Reading Time: 2 minutes

Where do you look to invest in a low interest rate environment? It’s maybe simpler better to start by ruling out the assets that are likely to underperform, and work up from there.

The least exciting, as ever these days, is cash or term deposits at the bank. At the moment you would be very lucky to keep up with inflation and that’s just over 2 per cent. Your money would be safe, but that’s the most positive news you are going to get at the moment.

What about bonds? It’s hard but not impossible for retail investors to buy government bonds but even if they can, they’d be doing well to beat three per cent per annum. They are safe as houses but the likelihood of official rate rises eventually from the current historic low level of 1.5 per cent means that as rates go up, prices will go down.

It won’t be by much. The official Reserve Bank interest rate target has been 1.5 per cent since August 2016 and every RBA utterance has made it clear rises from now on will be small and gradual. The bad news is that the drop in bond prices brought about by rising rates will probably cancel out any interest rate advantage you might enjoy over bank interest.

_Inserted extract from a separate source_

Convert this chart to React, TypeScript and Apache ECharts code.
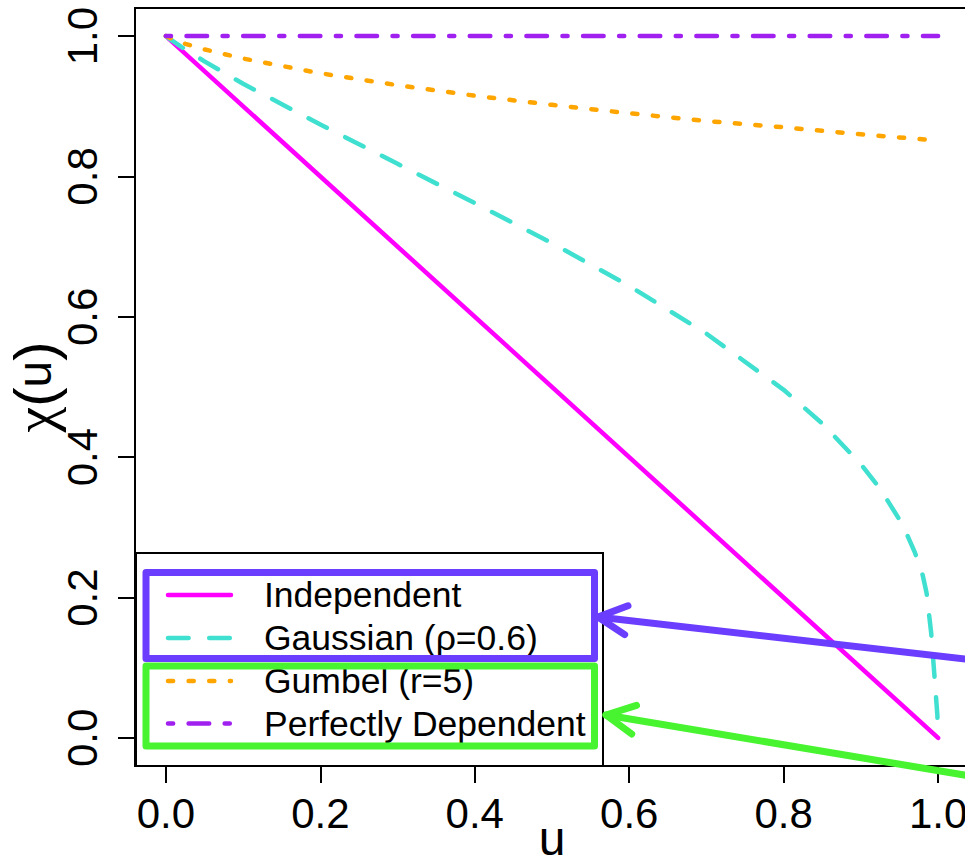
import React, { useEffect, useRef } from "react";
import * as echarts from "echarts";

// Tail-dependence coefficient chi(u) for four copula families
const FONT = "'Liberation Sans', Arial, Helvetica, sans-serif";
const SERIF = "'Liberation Serif', 'DejaVu Serif', serif";

const xTicks = [0, 0.2, 0.4, 0.6, 0.8, 1.0];
const yTicks = [0, 0.2, 0.4, 0.6, 0.8, 1.0];

const legendNames = [
  "Independent",
  "Gaussian (\u03C1=0.6)",
  "Gumbel (r=5)",
  "Perfectly Dependent",
];

const uIndependent = [0, 1];
const chiIndependent = [1, 0];

const uGaussian = [
  0, 0.01, 0.025, 0.05, 0.1, 0.2, 0.3, 0.4, 0.5, 0.6, 0.7, 0.8, 0.85, 0.9,
  0.925, 0.95, 0.96, 0.97, 0.98, 0.985, 0.991, 0.995, 0.999, 1,
];
const chiGaussian = [
  1, 0.992, 0.981, 0.964, 0.932, 0.874, 0.818, 0.762, 0.705, 0.644, 0.576,
  0.496, 0.448, 0.39, 0.355, 0.311, 0.289, 0.264, 0.232, 0.207, 0.15, 0.092,
  0.033, 0,
];

const uGumbel = [0, 0.01, 0.025, 0.05, 0.1, 0.2, 0.3, 0.4, 0.5, 0.6, 0.7, 0.8, 0.9, 0.99];
const chiGumbel = [
  1, 0.995, 0.989, 0.981, 0.968, 0.947, 0.93, 0.915, 0.902, 0.89, 0.879, 0.87,
  0.86, 0.852,
];

const uPerfect = [0, 1];
const chiPerfect = [1, 1];

const COLORS = ["#FF00FF", "#40E0D0", "#FFA500", "#A020F0"];
const LW = 4.5;
const U = 5.15; // base unit of the dash patterns
const DASHES: (number[] | "solid")[] = [
  "solid",
  [4 * U, 4 * U],
  [U, 3 * U],
  [U, 3 * U, 4 * U, 3 * U],
];

const pairs = (u: number[], c: number[]) => u.map((x, i) => [x, c[i]]);

export default function App() {
  const ref = useRef<HTMLDivElement>(null);

  useEffect(() => {
    document.body.style.margin = "0";
    if (!ref.current) return;
    const chart = echarts.init(ref.current, null, { renderer: "svg" });

    const seriesData = [
      pairs(uIndependent, chiIndependent),
      pairs(uGaussian, chiGaussian),
      pairs(uGumbel, chiGumbel),
      pairs(uPerfect, chiPerfect),
    ];

    const series = seriesData.map((d, i) => ({
      type: "line",
      name: legendNames[i],
      data: d,
      symbol: "none",
      showSymbol: false,
      silent: true,
      z: 2 + i,
      lineStyle: {
        color: COLORS[i],
        width: LW,
        type: DASHES[i],
        cap: "round",
        join: "round",
      },
    }));

    // legend block (bottom-left, inside plot box)
    const rowY = [595, 638, 681, 723.5];
    const legendEls: any[] = [
      {
        type: "rect",
        shape: { x: 136, y: 553, width: 467, height: 213 },
        style: { fill: "#fff", stroke: "#000", lineWidth: 2 },
        z: 10,
      },
    ];
    legendNames.forEach((name, i) => {
      legendEls.push({
        type: "line",
        shape: { x1: 168, y1: rowY[i], x2: 231, y2: rowY[i] },
        style: {
          stroke: COLORS[i],
          lineWidth: LW,
          lineDash: DASHES[i] === "solid" ? null : DASHES[i],
          lineCap: "round",
        },
        z: 11,
      });
      legendEls.push({
        type: "text",
        x: 264,
        y: rowY[i],
        style: {
          text: name,
          fontSize: 35.5,
          fontFamily: FONT,
          fill: "#000",
          align: "left",
          verticalAlign: "middle",
        },
        z: 11,
      });
    });

    // highlight frames and pointing arrows
    const BLUE = "#6B3DFF";
    const GREEN = "#47F42F";
    const HL = 7;
    const arrow = (tip: number[], end: number[], color: string) => {
      const ang = Math.atan2(end[1] - tip[1], end[0] - tip[0]);
      const a = (27 * Math.PI) / 180;
      const len = 32;
      const w1 = [tip[0] + len * Math.cos(ang - a), tip[1] + len * Math.sin(ang - a)];
      const w2 = [tip[0] + len * Math.cos(ang + a), tip[1] + len * Math.sin(ang + a)];
      const st = { stroke: color, lineWidth: HL, lineCap: "round", lineJoin: "round", fill: null };
      return [
        { type: "polyline", shape: { points: [end, tip] }, style: st, z: 20 },
        { type: "polyline", shape: { points: [w1, tip, w2] }, style: st, z: 20 },
      ];
    };
    const highlightEls: any[] = [
      {
        type: "rect",
        shape: { x: 146, y: 572.5, width: 448.5, height: 86 },
        style: { fill: null, stroke: BLUE, lineWidth: HL, lineJoin: "round" },
        z: 20,
      },
      {
        type: "rect",
        shape: { x: 146, y: 666, width: 448.5, height: 80 },
        style: { fill: null, stroke: GREEN, lineWidth: HL, lineJoin: "round" },
        z: 20,
      },
      ...arrow([598, 617], [1000, 663], BLUE),
      ...arrow([606, 715], [1000, 781], GREEN),
    ];

    const axisCommon = {
      type: "value",
      min: -0.04,
      max: 1.04,
      axisLine: { show: false, onZero: false },
      splitLine: { show: false },
      nameMoveOverlap: false,
    };

    chart.setOption({
      animation: false,
      grid: {
        left: 135,
        top: 8,
        width: 834,
        height: 758,
        containLabel: false,
        outerBoundsMode: "none",
        show: true,
        borderColor: "#000",
        borderWidth: 2,
        backgroundColor: "transparent",
      },
      xAxis: {
        ...axisCommon,
        axisTick: {
          show: true,
          customValues: xTicks,
          length: 17,
          lineStyle: { color: "#000", width: 2 },
        },
        axisLabel: {
          customValues: xTicks,
          formatter: (v: number) => v.toFixed(1),
          fontSize: 42,
          fontFamily: FONT,
          color: "#000",
          margin: 26,
        },
        name: "u",
        nameLocation: "middle",
        nameGap: 54,
        nameTextStyle: { fontSize: 48, fontFamily: FONT, color: "#000", lineHeight: 36 },
      },
      yAxis: {
        ...axisCommon,
        axisTick: {
          show: true,
          customValues: yTicks,
          length: 17,
          lineStyle: { color: "#000", width: 2 },
        },
        axisLabel: {
          customValues: yTicks,
          formatter: (v: number) => v.toFixed(1),
          fontSize: 42,
          fontFamily: FONT,
          color: "#000",
          rotate: 90,
          margin: 32,
        },
        name: "{c|\u03C7}{p|(}u{p|)}",
        nameLocation: "middle",
        nameRotate: 90,
        nameGap: 73,
        nameTextStyle: {
          fontSize: 48,
          fontFamily: FONT,
          color: "#000",
          lineHeight: 56,
          rich: {
            c: { fontSize: 58, fontFamily: SERIF, color: "#000", lineHeight: 56 },
            p: { fontSize: 58, fontFamily: FONT, color: "#000", lineHeight: 56 },
          },
        },
      },
      series,
      graphic: [...legendEls, ...highlightEls],
    });

    return () => chart.dispose();
  }, []);

  return <div ref={ref} style={{ width: 965, height: 860 }} />;
}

Corporate bonds, issued by Australian companies, pay a higher rate of interest because there’s a higher risk. In very general terms you can look to earn between four and five per cent a year on such bonds. They too move up and down with official rates, since companies have to offer more tempting rates than the rock-solid government does. It’s quite possible and indeed advisable for retail investors to diversify their portfolio into a small holding in corporate bonds. If the company goes broke, the bonds will rank above the ordinary shares.

Which brings us to shares or equities. They have the reputation of falling sharply every few years but their overall performance over the long term still makes them one of the most attractive asset classes.

Take a middle ranking bank share such as ANZ. If you had put $10,000 into a deposit account at the bank on January 1 1990 and kept it until September 30 2017 your total return including capital and interest would be $25,177. And if the bank interest was part of your income stream, the last annual payment would be $229, which would buy a nice lunch for a couple.

If however the same $10,000 had gone into ANZ Bank shares the equivalent total, capital plus income, would be almost $100,000 at $97,021. And the last annual payment of dividend would be $2817. If you include dividend franking, that last payment grossed up comes to $4024.

Just the capital value of the shares alone would be more than $50,000 at $52,113, compared with exactly $10,000 with the bank deposit.

Even in the bad times in 2009, when bank shares were on the nose in the wake of the global financial crisis, the capital value of the ANZ shares did not drop below $21,000.

That is by no means a unique example. The critical point of difference between equities and those other asset classes is that not only should a good quality share provide you with capital growth over time, but the growth in dividends would go hand in hand with the capital growth. Call it a double whammy.